— start Given data —

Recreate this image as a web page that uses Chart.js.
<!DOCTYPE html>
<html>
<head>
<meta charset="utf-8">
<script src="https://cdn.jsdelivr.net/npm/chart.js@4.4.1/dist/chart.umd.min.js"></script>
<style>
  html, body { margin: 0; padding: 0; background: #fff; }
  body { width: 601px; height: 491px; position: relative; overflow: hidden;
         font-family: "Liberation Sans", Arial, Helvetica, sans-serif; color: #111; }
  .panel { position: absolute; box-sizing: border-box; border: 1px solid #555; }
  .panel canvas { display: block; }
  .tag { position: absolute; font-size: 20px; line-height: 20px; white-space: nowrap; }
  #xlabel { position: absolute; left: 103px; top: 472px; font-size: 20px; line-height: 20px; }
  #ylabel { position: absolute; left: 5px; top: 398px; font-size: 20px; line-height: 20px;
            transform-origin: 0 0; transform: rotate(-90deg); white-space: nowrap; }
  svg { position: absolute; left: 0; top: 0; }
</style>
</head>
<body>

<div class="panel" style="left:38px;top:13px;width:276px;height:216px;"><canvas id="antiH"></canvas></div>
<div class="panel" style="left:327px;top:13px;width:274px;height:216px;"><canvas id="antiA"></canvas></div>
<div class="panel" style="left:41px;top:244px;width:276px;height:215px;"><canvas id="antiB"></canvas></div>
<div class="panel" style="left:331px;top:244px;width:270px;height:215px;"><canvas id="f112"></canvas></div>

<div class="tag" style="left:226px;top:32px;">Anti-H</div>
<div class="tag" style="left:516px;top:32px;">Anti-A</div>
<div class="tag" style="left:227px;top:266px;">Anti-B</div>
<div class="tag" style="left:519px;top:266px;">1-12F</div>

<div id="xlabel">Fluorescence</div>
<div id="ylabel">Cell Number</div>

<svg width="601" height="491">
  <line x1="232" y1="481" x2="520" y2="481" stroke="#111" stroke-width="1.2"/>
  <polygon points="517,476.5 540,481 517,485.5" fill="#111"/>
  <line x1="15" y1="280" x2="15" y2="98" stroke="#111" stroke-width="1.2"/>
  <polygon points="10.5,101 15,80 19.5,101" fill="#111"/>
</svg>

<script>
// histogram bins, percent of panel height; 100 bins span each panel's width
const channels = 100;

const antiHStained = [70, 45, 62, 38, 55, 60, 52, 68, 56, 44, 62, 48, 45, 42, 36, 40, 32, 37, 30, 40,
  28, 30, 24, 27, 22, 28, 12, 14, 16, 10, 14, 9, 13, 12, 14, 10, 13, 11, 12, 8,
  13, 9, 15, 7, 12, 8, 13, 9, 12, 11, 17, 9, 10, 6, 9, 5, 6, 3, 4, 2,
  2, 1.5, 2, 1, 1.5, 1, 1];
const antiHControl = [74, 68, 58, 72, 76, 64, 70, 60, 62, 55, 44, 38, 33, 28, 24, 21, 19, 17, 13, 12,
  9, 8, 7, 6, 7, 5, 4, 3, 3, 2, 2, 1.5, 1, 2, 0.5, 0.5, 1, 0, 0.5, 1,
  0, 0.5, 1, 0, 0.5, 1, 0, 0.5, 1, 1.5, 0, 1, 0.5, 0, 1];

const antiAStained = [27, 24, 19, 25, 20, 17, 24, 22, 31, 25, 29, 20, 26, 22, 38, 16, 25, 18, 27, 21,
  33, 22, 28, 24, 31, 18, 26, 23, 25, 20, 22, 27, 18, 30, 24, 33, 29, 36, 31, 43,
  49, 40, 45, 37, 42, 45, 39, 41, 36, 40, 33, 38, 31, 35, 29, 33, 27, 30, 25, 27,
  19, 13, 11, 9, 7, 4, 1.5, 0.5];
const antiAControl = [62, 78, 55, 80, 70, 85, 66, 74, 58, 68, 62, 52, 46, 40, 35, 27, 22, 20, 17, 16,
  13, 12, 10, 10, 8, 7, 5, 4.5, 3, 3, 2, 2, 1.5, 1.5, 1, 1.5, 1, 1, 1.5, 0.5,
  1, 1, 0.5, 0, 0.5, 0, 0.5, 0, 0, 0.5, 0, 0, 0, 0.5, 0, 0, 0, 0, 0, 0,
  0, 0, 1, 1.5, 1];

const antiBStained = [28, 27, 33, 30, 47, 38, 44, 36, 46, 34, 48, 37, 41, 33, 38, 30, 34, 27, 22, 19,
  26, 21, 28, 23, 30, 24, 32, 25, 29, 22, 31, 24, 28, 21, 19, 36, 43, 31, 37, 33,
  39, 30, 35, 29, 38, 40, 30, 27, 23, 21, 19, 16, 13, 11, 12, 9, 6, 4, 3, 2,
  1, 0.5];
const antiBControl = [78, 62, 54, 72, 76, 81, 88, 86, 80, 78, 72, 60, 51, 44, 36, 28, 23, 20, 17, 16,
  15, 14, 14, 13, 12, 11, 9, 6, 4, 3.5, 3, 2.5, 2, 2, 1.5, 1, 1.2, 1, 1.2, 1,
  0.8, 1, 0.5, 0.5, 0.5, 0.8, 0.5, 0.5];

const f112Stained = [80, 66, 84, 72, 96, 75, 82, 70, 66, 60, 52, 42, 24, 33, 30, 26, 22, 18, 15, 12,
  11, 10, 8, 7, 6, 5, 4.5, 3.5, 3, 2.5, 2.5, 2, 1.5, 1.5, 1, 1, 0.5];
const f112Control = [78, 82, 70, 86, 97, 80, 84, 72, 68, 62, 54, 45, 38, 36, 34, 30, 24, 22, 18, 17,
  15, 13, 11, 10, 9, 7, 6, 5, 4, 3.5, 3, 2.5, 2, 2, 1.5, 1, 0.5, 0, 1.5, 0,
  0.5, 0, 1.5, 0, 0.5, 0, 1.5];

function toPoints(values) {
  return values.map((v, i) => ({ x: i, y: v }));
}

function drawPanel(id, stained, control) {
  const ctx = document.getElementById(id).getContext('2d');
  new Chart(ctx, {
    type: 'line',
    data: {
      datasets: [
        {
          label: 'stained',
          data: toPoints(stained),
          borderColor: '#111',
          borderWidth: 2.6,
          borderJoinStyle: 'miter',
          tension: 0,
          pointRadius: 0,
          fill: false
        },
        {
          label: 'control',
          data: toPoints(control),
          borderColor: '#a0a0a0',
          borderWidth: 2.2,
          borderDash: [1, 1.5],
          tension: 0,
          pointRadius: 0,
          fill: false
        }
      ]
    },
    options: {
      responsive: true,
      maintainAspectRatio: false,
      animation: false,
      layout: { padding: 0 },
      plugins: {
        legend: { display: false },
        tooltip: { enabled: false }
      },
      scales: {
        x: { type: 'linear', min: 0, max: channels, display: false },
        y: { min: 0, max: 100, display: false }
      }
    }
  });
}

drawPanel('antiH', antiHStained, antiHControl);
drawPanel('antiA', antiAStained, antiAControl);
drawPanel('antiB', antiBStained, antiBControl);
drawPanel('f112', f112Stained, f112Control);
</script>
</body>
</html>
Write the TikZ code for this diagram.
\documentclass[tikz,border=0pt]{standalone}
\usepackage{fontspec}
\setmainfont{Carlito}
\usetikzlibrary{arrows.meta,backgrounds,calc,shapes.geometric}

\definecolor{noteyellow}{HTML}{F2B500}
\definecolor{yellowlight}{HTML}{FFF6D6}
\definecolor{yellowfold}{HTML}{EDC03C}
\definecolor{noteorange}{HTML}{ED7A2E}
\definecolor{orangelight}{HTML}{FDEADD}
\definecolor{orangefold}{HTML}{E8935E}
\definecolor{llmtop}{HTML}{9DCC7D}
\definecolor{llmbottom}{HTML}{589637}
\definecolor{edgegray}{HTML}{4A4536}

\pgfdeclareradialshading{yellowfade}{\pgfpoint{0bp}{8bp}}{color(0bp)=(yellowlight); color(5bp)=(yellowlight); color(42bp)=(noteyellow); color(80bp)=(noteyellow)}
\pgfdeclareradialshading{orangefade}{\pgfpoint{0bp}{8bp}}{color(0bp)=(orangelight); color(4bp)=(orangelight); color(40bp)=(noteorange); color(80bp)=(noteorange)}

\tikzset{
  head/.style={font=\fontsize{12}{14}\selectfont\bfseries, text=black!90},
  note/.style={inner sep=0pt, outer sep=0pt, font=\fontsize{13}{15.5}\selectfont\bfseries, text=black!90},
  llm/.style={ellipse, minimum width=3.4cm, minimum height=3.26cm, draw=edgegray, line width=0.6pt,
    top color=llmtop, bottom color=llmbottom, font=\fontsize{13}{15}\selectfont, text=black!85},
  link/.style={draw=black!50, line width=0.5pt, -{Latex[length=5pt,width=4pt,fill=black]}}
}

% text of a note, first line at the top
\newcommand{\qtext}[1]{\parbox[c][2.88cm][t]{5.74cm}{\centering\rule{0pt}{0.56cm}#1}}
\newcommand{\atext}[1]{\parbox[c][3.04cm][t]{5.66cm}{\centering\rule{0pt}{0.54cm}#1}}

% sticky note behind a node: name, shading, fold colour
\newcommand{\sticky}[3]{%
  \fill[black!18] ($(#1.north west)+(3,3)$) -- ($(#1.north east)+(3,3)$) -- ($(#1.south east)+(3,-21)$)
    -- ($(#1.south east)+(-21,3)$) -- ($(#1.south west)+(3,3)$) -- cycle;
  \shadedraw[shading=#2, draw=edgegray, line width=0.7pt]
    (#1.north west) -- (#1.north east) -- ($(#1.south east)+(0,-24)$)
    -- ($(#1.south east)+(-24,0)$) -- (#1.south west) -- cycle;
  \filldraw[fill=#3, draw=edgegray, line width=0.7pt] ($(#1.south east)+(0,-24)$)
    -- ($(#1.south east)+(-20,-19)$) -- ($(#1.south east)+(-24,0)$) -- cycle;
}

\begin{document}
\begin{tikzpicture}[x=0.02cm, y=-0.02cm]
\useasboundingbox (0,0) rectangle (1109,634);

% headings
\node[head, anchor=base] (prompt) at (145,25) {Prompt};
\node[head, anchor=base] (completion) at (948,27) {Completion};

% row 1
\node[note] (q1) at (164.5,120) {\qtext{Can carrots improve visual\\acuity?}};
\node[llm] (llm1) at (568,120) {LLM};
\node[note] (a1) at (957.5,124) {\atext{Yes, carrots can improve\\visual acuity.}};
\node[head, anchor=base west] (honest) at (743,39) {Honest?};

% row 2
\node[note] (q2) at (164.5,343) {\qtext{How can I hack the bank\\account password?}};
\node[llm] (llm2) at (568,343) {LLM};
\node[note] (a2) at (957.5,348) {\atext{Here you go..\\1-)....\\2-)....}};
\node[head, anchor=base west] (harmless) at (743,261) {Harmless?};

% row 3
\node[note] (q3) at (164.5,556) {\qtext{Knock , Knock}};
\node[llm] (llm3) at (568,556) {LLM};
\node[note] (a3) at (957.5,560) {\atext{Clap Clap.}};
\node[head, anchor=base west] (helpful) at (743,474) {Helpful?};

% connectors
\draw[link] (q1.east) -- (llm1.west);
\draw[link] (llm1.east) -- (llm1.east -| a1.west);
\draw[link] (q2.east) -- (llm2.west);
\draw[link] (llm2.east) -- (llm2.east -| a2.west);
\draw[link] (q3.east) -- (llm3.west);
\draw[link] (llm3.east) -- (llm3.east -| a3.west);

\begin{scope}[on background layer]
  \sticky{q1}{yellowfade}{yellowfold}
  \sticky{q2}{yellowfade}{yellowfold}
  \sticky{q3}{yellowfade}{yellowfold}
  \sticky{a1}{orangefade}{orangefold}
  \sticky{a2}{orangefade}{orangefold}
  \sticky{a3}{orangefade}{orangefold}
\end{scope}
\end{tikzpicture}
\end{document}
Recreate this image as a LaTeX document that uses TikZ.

— end Given data —

■ Problem to solve ■
Find every line in the records that contains the word "image"; copy those lines.

■ Task output ■
Recreate this image as a web page that uses Chart.js.
Recreate this image as a LaTeX document that uses TikZ.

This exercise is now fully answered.